En effet, l’attentat s’est déroulé selon le scénario décrit dans l’une des vidéos de formation des terroristes. En juin, le Centre international d’étude de l’extrémisme violent a ainsi appris que l’état islamique conseillait à ses exécutants d’utiliser des camions pour tuer le plus d’enfants possible. Et plus tôt, encore en mai, Patrick Calvar, directeur général de la sécurité intérieur, avait prévenu de la possible utilisation de moyens de transport par les terroristes pour réaliser des attentats.

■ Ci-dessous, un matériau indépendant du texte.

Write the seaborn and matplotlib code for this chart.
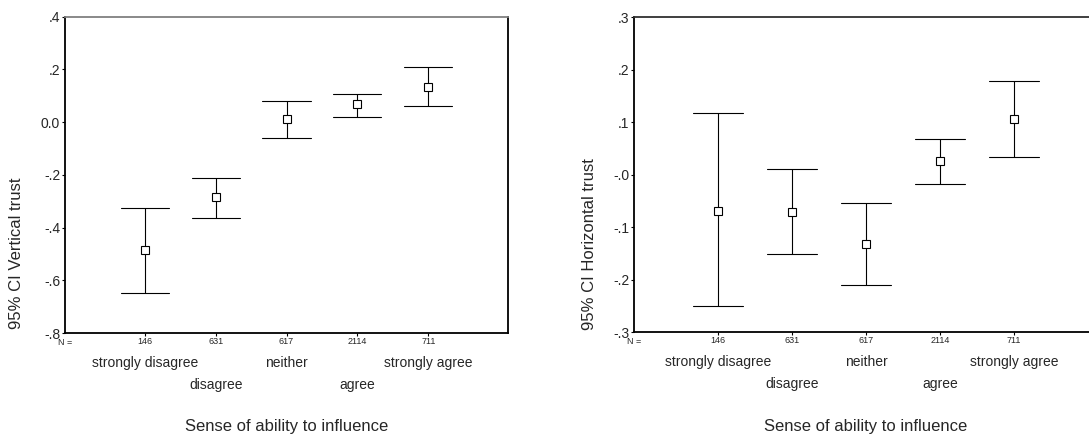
import matplotlib
matplotlib.use("Agg")
import matplotlib.pyplot as plt
import pandas as pd
import seaborn as sns

# categories and sample sizes
categories = ["strongly disagree", "disagree", "neither", "agree", "strongly agree"]
n_counts = ["146", "631", "617", "2114", "711"]

# vertical trust: means and 95% CI bounds
vert_mean = [-0.485, -0.285, 0.011, 0.067, 0.134]
vert_lower = [-0.650, -0.362, -0.061, 0.020, 0.060]
vert_upper = [-0.324, -0.212, 0.081, 0.108, 0.209]

# horizontal trust: means and 95% CI bounds
horiz_mean = [-0.068, -0.070, -0.132, 0.027, 0.106]
horiz_lower = [-0.249, -0.150, -0.209, -0.017, 0.034]
horiz_upper = [0.117, 0.011, -0.054, 0.068, 0.179]

vert_ticks = [0.4, 0.2, 0.0, -0.2, -0.4, -0.6, -0.8]
vert_ticklabels = [".4", ".2", "0.0", "-.2", "-.4", "-.6", "-.8"]
horiz_ticks = [0.3, 0.2, 0.1, 0.0, -0.1, -0.2, -0.3]
horiz_ticklabels = [".3", ".2", ".1", "-.0", "-.1", "-.2", "-.3"]


def long_form(lower, mean, upper):
    rows = []
    for cat, lo, m, hi in zip(categories, lower, mean, upper):
        for v in (lo, m, hi):
            rows.append({"category": cat, "value": v})
    return pd.DataFrame(rows)


def ci_range(v):
    return (v.min(), v.max())


sns.set_style("white")
plt.rcParams["font.family"] = ["Liberation Sans", "DejaVu Sans"]

fig = plt.figure(figsize=(10.89, 4.38), dpi=100)
ax1 = fig.add_axes([0.0597, 0.2397, 0.4068, 0.7222])
ax2 = fig.add_axes([0.5822, 0.2413, 0.4252, 0.7192])

panels = [
    (ax1, long_form(vert_lower, vert_mean, vert_upper), "95% CI Vertical trust",
     vert_ticks, vert_ticklabels, (-0.8, 0.4), (-1.125, 5.125), "#808080",
     (-0.092, 0.253)),
    (ax2, long_form(horiz_lower, horiz_mean, horiz_upper), "95% CI Horizontal trust",
     horiz_ticks, horiz_ticklabels, (-0.3, 0.3), (-1.135, 5.12), "#303030",
     (-0.08, 0.28)),
]

for ax, df, ylabel, ticks, ticklabels, ylim, xlim, topcolor, labpos in panels:
    sns.pointplot(
        data=df, x="category", y="value", order=categories,
        estimator="median", errorbar=ci_range, capsize=0.68,
        linestyle="none", color="black", err_kws={"linewidth": 0.8},
        marker="s", markersize=6, markerfacecolor="white",
        markeredgecolor="black", markeredgewidth=0.8, ax=ax,
    )
    for line in ax.lines:
        if line.get_marker() == "s":
            line.set_zorder(5)

    ax.set_xlim(*xlim)
    ax.set_ylim(*ylim)
    ax.set_yticks(ticks)
    ax.set_yticklabels(ticklabels, fontsize=10)
    ax.set_xticks(range(len(categories)))
    ax.set_xticklabels(n_counts, fontsize=6.5)
    ax.tick_params(axis="y", direction="out", length=2.5, width=0.8, pad=1,
                   left=True, color="black")
    ax.tick_params(axis="x", direction="out", length=2, width=0.8, pad=1,
                   bottom=True, color="black")
    ax.set_xlabel("")
    ax.set_ylabel(ylabel, fontsize=12)
    ax.yaxis.set_label_coords(*labpos)

    for side in ["left", "bottom", "right"]:
        ax.spines[side].set_color("black")
        ax.spines[side].set_linewidth(1.3)
    ax.spines["top"].set_color(topcolor)
    ax.spines["top"].set_linewidth(1.3)

    # N = label and staggered category names
    ax.annotate("N =", xy=(0, 0), xycoords="axes fraction",
                xytext=(0, -6.5), textcoords="offset points",
                ha="center", va="center", fontsize=6.5)
    for i, cat in enumerate(categories):
        off = -21.5 if i % 2 == 0 else -37.5
        ax.annotate(cat, xy=(i, 0), xycoords=("data", "axes fraction"),
                    xytext=(0, off), textcoords="offset points",
                    ha="center", va="center", fontsize=10)
    ax.annotate("Sense of ability to influence", xy=(0.5, 0),
                xycoords="axes fraction", xytext=(0, -67.5),
                textcoords="offset points", ha="center", va="center",
                fontsize=12)

fig.savefig("out.png", dpi=100)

Le Président russe a envoyé un message de condoléances au peuple français, considérant cet acte terroriste inhumain et barbare. « Le terrorisme est totalement étranger à la morale humaine, ses victimes sont des êtres totalement innocents, notamment des femmes et des enfants. » a déclaré le Président russe, affirmant que la Russie était prête à collaborer avec la France dans la lutte contre le terrorisme.
Peu avant cela, j’avais commencé à écrire quelques mots sur la modification de la législation russe en matière de lutte contre le terrorisme. Après les évènements de Nice, ce thème prend une actualité particulière, pas seulement pour la France ou la Russie, mais pour n’importe quel pays. L’attentat de Nice, qui compte aussi des citoyens russes parmi les victimes, n’est rien d’autre qu’un acte de terrorisme international.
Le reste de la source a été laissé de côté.